- _Exercise description_: Select the lines that contain "this" and copy each of them.

- _Provided entries_:

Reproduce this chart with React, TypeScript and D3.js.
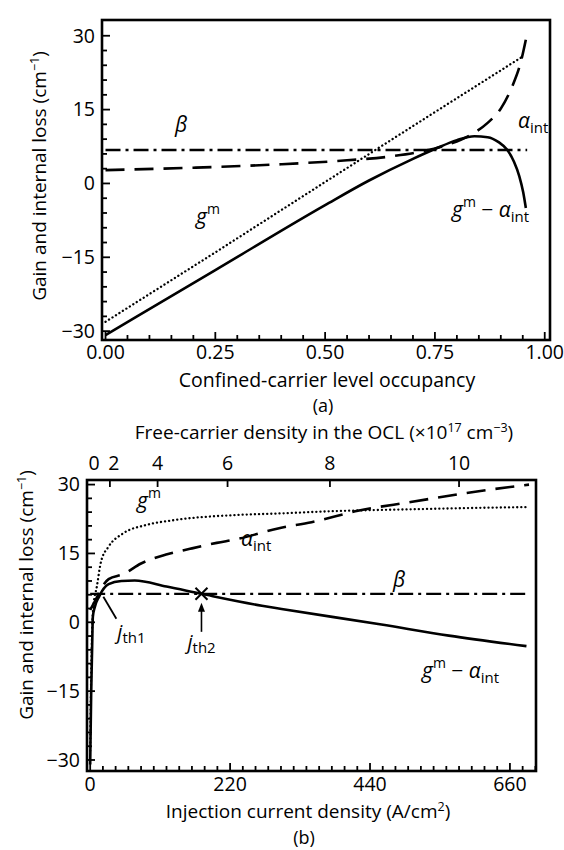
* * *
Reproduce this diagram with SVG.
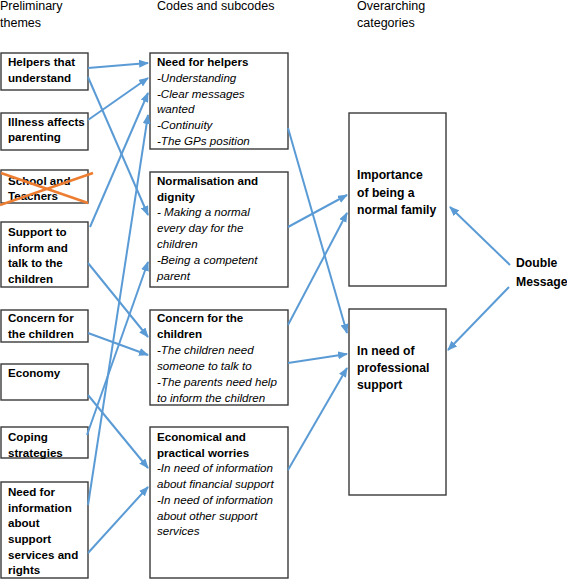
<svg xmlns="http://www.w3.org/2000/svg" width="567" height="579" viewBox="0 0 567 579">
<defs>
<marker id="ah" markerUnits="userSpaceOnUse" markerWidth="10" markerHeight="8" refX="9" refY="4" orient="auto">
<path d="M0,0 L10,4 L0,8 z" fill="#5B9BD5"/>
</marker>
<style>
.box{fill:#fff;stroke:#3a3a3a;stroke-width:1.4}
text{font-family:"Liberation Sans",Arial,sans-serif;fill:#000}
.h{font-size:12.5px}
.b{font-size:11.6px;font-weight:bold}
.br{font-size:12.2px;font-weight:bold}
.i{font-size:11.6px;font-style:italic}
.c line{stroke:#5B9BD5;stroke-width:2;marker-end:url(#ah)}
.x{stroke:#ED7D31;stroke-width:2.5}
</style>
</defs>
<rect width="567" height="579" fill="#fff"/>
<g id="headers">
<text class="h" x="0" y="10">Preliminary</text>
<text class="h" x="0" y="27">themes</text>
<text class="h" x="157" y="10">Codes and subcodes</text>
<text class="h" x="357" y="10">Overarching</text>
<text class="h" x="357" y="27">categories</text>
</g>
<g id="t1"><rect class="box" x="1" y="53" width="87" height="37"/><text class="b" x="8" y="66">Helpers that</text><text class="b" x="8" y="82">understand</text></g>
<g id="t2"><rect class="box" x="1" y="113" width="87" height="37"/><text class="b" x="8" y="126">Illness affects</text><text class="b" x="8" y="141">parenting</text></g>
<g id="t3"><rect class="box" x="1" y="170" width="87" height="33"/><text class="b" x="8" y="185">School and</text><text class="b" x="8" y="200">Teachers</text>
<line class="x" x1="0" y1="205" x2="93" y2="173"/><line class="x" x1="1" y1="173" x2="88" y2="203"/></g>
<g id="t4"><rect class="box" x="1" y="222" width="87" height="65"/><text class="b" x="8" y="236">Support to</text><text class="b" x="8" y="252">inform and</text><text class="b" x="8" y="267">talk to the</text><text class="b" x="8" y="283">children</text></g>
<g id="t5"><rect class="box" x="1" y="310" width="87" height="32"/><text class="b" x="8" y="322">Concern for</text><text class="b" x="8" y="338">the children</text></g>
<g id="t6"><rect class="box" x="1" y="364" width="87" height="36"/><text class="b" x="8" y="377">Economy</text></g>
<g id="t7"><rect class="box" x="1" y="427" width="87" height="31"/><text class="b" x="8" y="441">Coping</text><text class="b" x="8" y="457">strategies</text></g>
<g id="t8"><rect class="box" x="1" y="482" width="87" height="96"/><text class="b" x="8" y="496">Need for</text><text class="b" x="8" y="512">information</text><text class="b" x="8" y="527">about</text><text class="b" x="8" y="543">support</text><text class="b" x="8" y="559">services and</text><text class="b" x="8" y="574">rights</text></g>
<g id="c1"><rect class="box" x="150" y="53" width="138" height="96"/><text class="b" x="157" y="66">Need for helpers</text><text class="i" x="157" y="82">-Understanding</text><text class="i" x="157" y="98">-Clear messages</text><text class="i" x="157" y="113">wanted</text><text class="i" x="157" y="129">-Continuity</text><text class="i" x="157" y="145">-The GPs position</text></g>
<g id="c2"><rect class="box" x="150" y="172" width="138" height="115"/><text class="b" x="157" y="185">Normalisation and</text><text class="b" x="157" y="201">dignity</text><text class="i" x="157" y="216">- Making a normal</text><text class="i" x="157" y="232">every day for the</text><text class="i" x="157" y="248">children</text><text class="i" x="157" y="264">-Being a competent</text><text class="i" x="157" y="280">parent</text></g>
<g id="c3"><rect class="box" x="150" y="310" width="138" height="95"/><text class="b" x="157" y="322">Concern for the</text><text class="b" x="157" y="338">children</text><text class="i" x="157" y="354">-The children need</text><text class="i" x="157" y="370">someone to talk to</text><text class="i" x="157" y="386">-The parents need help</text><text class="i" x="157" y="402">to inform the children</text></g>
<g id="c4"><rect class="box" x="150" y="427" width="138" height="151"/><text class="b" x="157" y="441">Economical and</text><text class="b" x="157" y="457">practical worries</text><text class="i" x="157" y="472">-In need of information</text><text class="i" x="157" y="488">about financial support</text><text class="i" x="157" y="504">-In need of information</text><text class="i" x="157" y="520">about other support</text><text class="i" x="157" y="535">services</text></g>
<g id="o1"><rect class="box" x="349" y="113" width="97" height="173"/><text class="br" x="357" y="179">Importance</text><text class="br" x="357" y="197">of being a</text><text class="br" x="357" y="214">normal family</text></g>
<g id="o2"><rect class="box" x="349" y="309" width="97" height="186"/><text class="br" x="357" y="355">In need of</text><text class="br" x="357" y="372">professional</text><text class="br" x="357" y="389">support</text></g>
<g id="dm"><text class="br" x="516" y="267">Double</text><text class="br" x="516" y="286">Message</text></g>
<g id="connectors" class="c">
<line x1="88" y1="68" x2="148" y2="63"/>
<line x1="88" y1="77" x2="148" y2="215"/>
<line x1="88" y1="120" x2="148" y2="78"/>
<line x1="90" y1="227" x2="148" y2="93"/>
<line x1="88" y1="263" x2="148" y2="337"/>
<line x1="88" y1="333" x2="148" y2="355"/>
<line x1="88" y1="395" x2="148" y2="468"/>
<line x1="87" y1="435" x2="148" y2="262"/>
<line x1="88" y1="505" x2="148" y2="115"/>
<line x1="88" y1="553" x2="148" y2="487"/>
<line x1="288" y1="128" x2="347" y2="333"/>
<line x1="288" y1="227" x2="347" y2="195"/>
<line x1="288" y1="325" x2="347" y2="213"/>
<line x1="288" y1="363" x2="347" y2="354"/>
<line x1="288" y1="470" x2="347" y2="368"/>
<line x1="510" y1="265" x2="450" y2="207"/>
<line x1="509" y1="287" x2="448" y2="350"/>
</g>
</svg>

- _Response to the task_:
Reproduce this chart with React, TypeScript and D3.js.
Reproduce this diagram with SVG.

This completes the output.